Bivariate Statistics¶
This summary describes the relationship between two numeric variables. It presents several measures of the presence, or strength, of a linear or monotonic relationship between two selected variables. The relationship can be assessed for the untransformed variables, or one or both variables can be log10-transformed.
The bivariate statistics dialog prompts for:
Two numeric variables.
Whether to use log-transformed values for each of them.
Whether to use all data in the data table or just the subset that has been selected (e.g., by clicking on the table or map).
After these selection have been made, the dialog then displays a table of bivariate statistics and a scatter plot of the two variables with an ordinary least-squares (OLS) regression line. The table of statistics is immediately updated if any changes are made to the user’s selections on this dialog or to the data used.
The summary statistics can be displayed for either all data in the data table or for only the data rows that have been selected. Data rows where either of the variables are missing are not included in the summary, and there must be at least three rows of data for the calculations to be carried out.
The summary includes a table of statistics on the left and three plots on separate tabs to the right. The statistics that are displayed in the table are:
The name of the X variable
The name of the Y variable
N, the number of data points for which neither variable is missing
Covariance
Pearson’s correlation coefficient r (Wright 1921)
p value for the hypothesis that r is zero
Spearman’s correlation coefficient rho (Spearman 1904)
p value for the hypothesis that rho is zero
Kendall’s correlation coefficient tau (Kendall 1938)
p value for the hypothesis that tau is zero
Chatterjee’s correlation coefficient xi (Chatterjee 2020)
Slope of an ordinary least-squares (OLS) linear regression
Intercept of the OLS linear regression
R-squared (R2) for the regression
Adjusted R-squared for the regression
Total sum of squares (SS) for the regression
Sum of squares explained by the regression
Residual sum of squares, not explained by the regression
Coefficient of determination in the scale of the standard deviation (CoDSD) (Berggren 2024)
p value for the hypothesis that the regression slope is zero
p value for the hypothesis that the regression intercept is zero
Akaike’s Information Criterion (AIC) for the regression
Bayesian Information Criterion (BIC) for the regression
p value for the Breusch-Pagan test for heteroskedasticity of the OLS residuals; also see the plot of residuals
p value for a Mann-Kendall Trend Test of the Y variable. There must be at least four rows of data for this to be evaluated.
p value for a Runs Test of the Y variable, using the median as a cutoff and with a small-sample correction for N < 50 (per NIST)
Theil-Sen slope
95% confidence interval on the Theil-Sen slope
Theil-Sen intercept, calculated using the median and the Theil-Sen slope.
The robust R-squared (R2) per Kvålseth (1985). This is calculated with respect to the Theil-Sen line rather than the OLS regression.

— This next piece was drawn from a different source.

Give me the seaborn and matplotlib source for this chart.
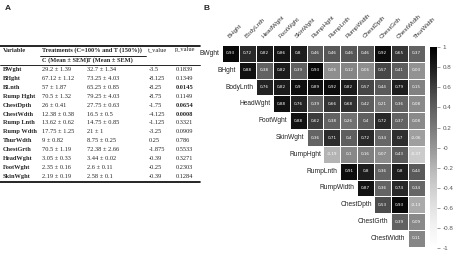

If a date or date/time column is chosen for the X variable, only the number of points and the results of the Mann-Kendall and Runs tests will be shown.
The three plots to the right of the data table are on separate tabs. These plots are:
A scatter plot showing all of the individual data points with the OLS regression line and 95% confidence bands about the regression line.
The distribution of residuals for the regression. Residuals are not shown if a date or date/time column is chosen for the X variable.
A trend plot per Şen (2012) showing the second half of the values of the Y variable plotted on the ordinate against the first half of the Y values on the abcissa. A line with a 1:1 slope is also shown. An increasing trend in the Y variable is indicated by points above the line, and a decreasing trend by points below the line. There must be at least four data points. If there is an odd number of data points, the first one will be dropped.
The table of statistics can be exported to a file using the keystroke Ctrl-S.
The scatter plot can be modified using the following hotkeys:
The opacity (alpha value) of the symbols on the plot can be changed using the Alt-A keystroke.
Display of a Theil-Sen line on the plot can be toggled on and off using the Alt-S keystroke.
The Alt-T, Alt-X, and Alt-Y keystrokes can be used to modify the plot title, X axis label, and Y axis label, respectively.
The scatter plot is similar to that which can be created using the Plot/General dialog. Differences are that this one does not display multiple groups, natural breaks, or a LOESS line, but does show the confidence band of the OLS regression line and the regression residuals.